Jones is intelligent and self-assured, while also being respectful of those around him.

He says his mother was the first one to notice in him the propensity for sizing up a situation before jumping into it.

“My mom always told me that I was big-time observant,” says Jones. “I told her I wasn’t, but to tell the truth, I am. I like to be observant of people. I like to know who and what I’m around. I don’t want to do anything that might cause discomfort to anybody. I don’t want anyone to really feel uncomfortable around me.”

And in that way, he and Markakis share another trait. They both lay back a bit when they join a new group, assessing the different personalities, before they engage others. They might be seen as shy, but they really are both just cautious when it comes to new social — or work — situations.

“When I first came here (to the Oriole clubhouse), the first day, I wasn’t really talking to anyone,” says Jones. “I introduced myself — ’How are you doing?’ — but then I was off (to the side) a little bit, just observing everything.”

Markakis was the same way when he joined the Orioles two years ago.

Now the two men will play side-by-side in the Oriole outfield. And if the organization’s hopes are ever realized, team officials foresee the two young players as being fixtures in the Camden Yards outfield for years to come and helping transform the Orioles into a competitive club.

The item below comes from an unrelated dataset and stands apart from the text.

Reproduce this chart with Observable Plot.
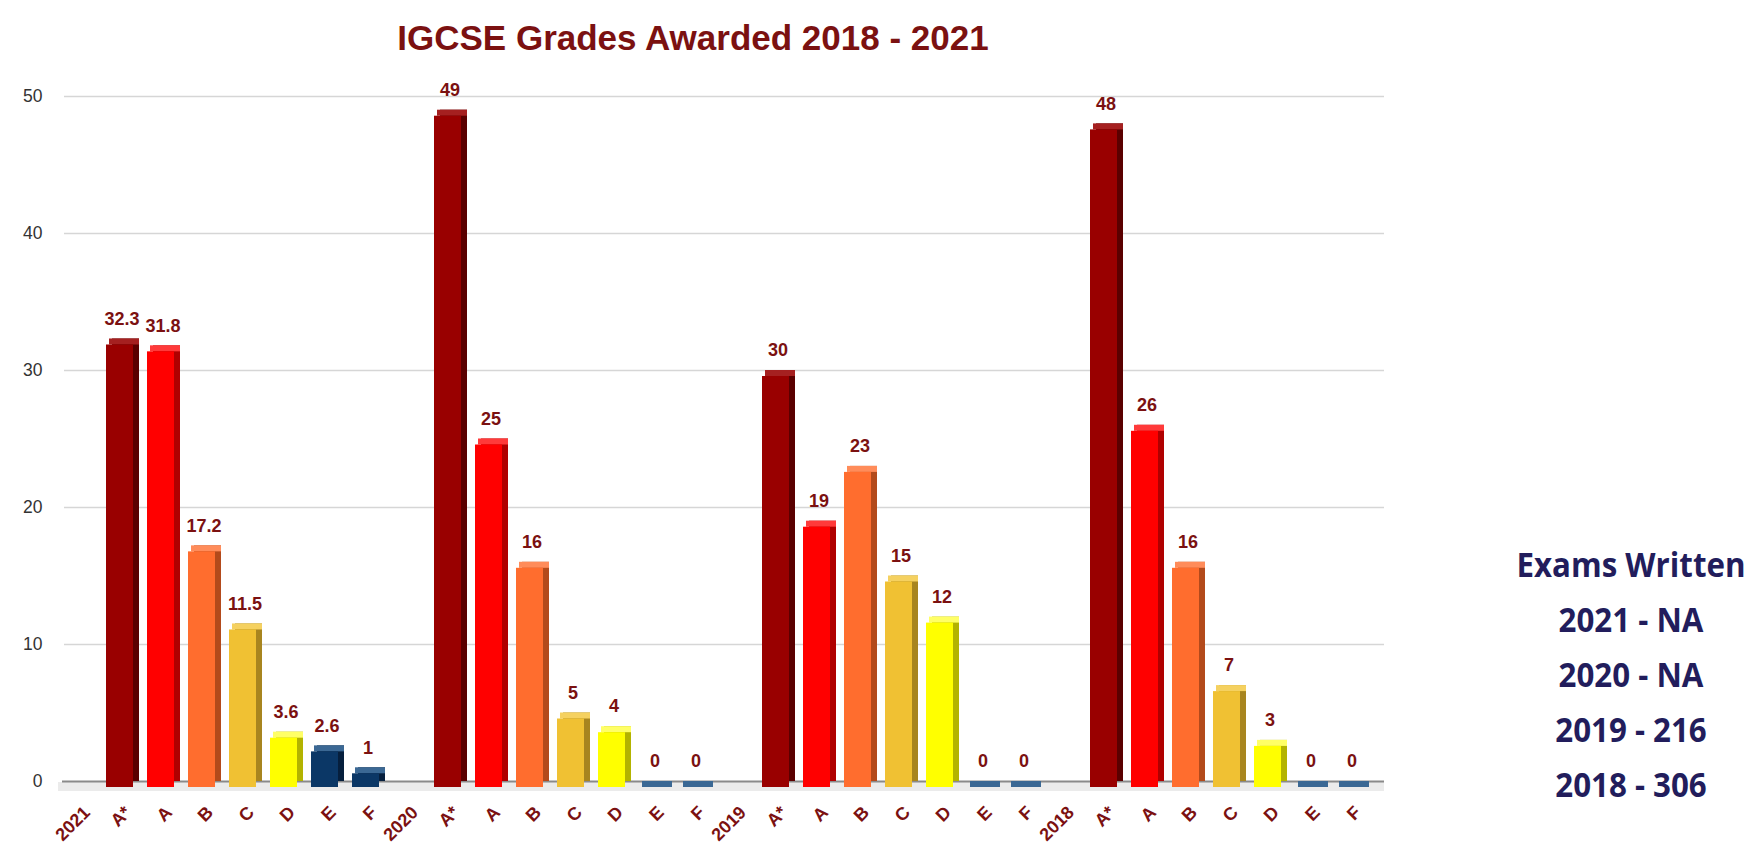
<!DOCTYPE html>
<html>
<head>
<meta charset="utf-8">
<script src="https://cdn.jsdelivr.net/npm/d3@7"></script>
<script src="https://cdn.jsdelivr.net/npm/@observablehq/plot@0.6"></script>
<style>
  html, body { margin: 0; padding: 0; background: #fff; }
  #wrap { position: relative; width: 1752px; height: 846px; overflow: hidden; }
  #chart svg [aria-label^="x-axis"] text { fill: #7b1111; font: bold 18px "Liberation Sans", Arial, sans-serif; }
  #chart svg [aria-label^="y-axis"] text { fill: #333333; font: 17.5px "Liberation Sans", Arial, sans-serif; }
  #title { position: absolute; left: 693px; top: 20px; transform: translateX(-50%); white-space: nowrap;
           font: bold 35px/35px "Liberation Sans", Arial, sans-serif; color: #7b1111; }
  #legend { position: absolute; left: 1631px; top: 537px; transform: translateX(-50%) scaleX(0.92); transform-origin: 50% 0;
            white-space: nowrap; text-align: center;
            font: 700 34px/55px "Open Sans", sans-serif; color: #221d5c; }
</style>
</head>
<body>
<div id="wrap">
  <div id="chart"></div>
  <div id="title"></div>
  <div id="legend"></div>
</div>
<script>
const titleText = "IGCSE Grades Awarded 2018 - 2021";
const years = ["2021", "2020", "2019", "2018"];
const grades = ["A*", "A", "B", "C", "D", "E", "F"];
const pct2021 = [32.3, 31.8, 17.2, 11.5, 3.6, 2.6, 1];
const pct2020 = [49, 25, 16, 5, 4, 0, 0];
const pct2019 = [30, 19, 23, 15, 12, 0, 0];
const pct2018 = [48, 26, 16, 7, 3, 0, 0];
const yTicks = [0, 10, 20, 30, 40, 50];
const legendTitle = "Exams Written";
const examsWritten = ["2021 - NA", "2020 - NA", "2019 - 216", "2018 - 306"];

const pal = {
  "A*": {front: "#990000", side: "#5a0000", top: "#a52020"},
  "A":  {front: "#ff0000", side: "#b00000", top: "#ff3a3a"},
  "B":  {front: "#ff6d2e", side: "#b34a1b", top: "#ff8c5a"},
  "C":  {front: "#f0c133", side: "#a8851f", top: "#f5d160"},
  "D":  {front: "#ffff00", side: "#b3b300", top: "#ffff66"},
  "E":  {front: "#0b3766", side: "#061f3d", top: "#3b6894"},
  "F":  {front: "#0b3766", side: "#061f3d", top: "#3b6894"}
};

const series = [pct2021, pct2020, pct2019, pct2018];
const rows = [];
years.forEach((yr, i) => grades.forEach((g, j) => rows.push({key: yr + "|" + g, year: yr, grade: g, value: series[i][j]})));
const domain = years.flatMap(yr => [yr, ...grades.map(g => yr + "|" + g)]);
const fmtTick = k => k.includes("|") ? k.split("|")[1] : k;

const D = 6;
const marks = [
  Plot.ruleY([0], {stroke: "#ebebeb", strokeWidth: 9, dy: 5, insetLeft: 0, insetRight: -14}),
  Plot.ruleY(yTicks.filter(t => t > 0), {stroke: "#d6d6d6", strokeWidth: 1.5, insetLeft: 6, insetRight: -14}),
  Plot.ruleY([0], {stroke: "#8a8a8a", strokeWidth: 2, insetLeft: 4, insetRight: -14}),
  Plot.barY(rows, {x: "key", y: "value", fill: d => pal[d.grade].side, insetLeft: 7, insetRight: 7, dx: D}),
  Plot.barY(rows, {x: "key", y1: "value", y2: "value", fill: d => pal[d.grade].top, insetLeft: 7, insetRight: 7 - D / 2, insetBottom: -D, dx: D / 2}),
  Plot.barY(rows, {x: "key", y: "value", fill: d => pal[d.grade].front, insetLeft: 7, insetRight: 7, dy: D}),
  Plot.text(rows, {x: "key", y: "value", text: d => String(d.value), dy: -20, dx: 2,
    fill: "#7b1111", fontWeight: "bold", fontSize: 18, fontFamily: "Liberation Sans, Arial, sans-serif"})
];
const hasAxisMark = typeof Plot.axisX === "function";
if (hasAxisMark) {
  marks.unshift(Plot.axisX({tickRotate: -45, tickSize: 0, tickPadding: 28, dx: 8, tickFormat: fmtTick,
    fontSize: 18, fontWeight: "bold", fill: "#7b1111", label: null}));
}

const chart = Plot.plot({
  width: 1752,
  height: 846,
  marginTop: 96,
  marginBottom: 65,
  marginLeft: 58,
  marginRight: 382,
  style: {background: "transparent", overflow: "visible"},
  x: {domain, padding: 0, label: null, tickSize: 0, tickPadding: hasAxisMark ? 28 : 24, tickRotate: -45, tickFormat: fmtTick},
  y: {domain: [0, 50], ticks: yTicks, label: null, tickSize: 0, tickPadding: 16},
  marks
});
document.getElementById("chart").appendChild(chart);
document.getElementById("title").textContent = titleText;
const leg = document.getElementById("legend");
[legendTitle, ...examsWritten].forEach(t => { const d = document.createElement("div"); d.textContent = t; leg.appendChild(d); });
</script>
</body>
</html>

Jones was helped along the way by a number of coaches and by his big brother. But he also knows that it’s up to him now, that if he is to be a quality major leaguer, he can’t rely on anyone else.

“I try to live my life,” says the 22-year-old. “I don’t try to really depend on other people. I like to depend on myself. I’m a real independent person. If I need help with something, I’ll try to find a way to do it myself before I ask for help.”

Yet he also knows that he was helped by the environment he once lived in, despite the potential pitfalls he faced.

“My past is going to help me for the future,” Jones says. “Everything that I grew up with — the trials, the tribulations and the troubles—I think have made me a better person.”